Maria bursts out laughing. "You really should write a blog. Every woman can relate to that shit right there, and the way you word stuff..." So here you have it, my sassy WalMart-ready look (insert applause here for courage to even post this pic - I look like I'm trying to put on a child's pair of shorts). 


Ironically, I already HAVE such a blog, and even the website URL to go with it. She had no idea DefensiveDressing.com had been birthed (and subsequently abandoned). I took it as a sign it was time to give it some attention, circle back. I know it was very inspired when it all came to me, I just didn't know what the heck to DO with it, got info overload by learning about blogging as a formal topic, reviewed facts and details of it, potential directions to go with it, yadda yadda, all interesting, informative, "food for thought." 

And as I keep hearing from a couple of jaw-droppingly successful guys that make a LOT of money by the KISS method (Keep It Simple, Stupid), "A confused mind is a frozen mind." People don't take action with there's too much going on in there.
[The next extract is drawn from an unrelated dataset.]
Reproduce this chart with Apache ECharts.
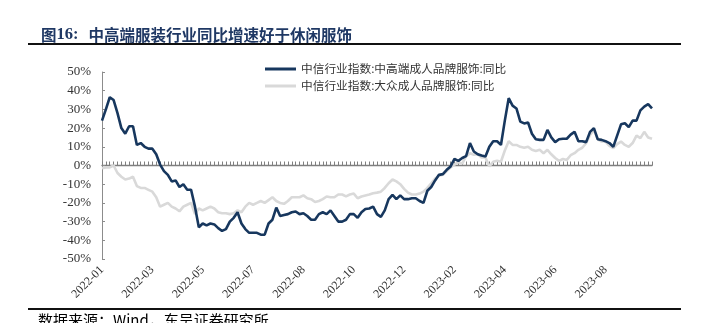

Moi included. I forgot all there was to do was just type out what I think, feel, and see (literally or figuratively) regarding pretty much anything remotely related to Defensive Dressing on any given day. Since I conveniently live in my human body every day, I always have fresh material at my fingertips. Or at the crest of my muffin top. Or at the toenail of my.....  Ahem. TMI.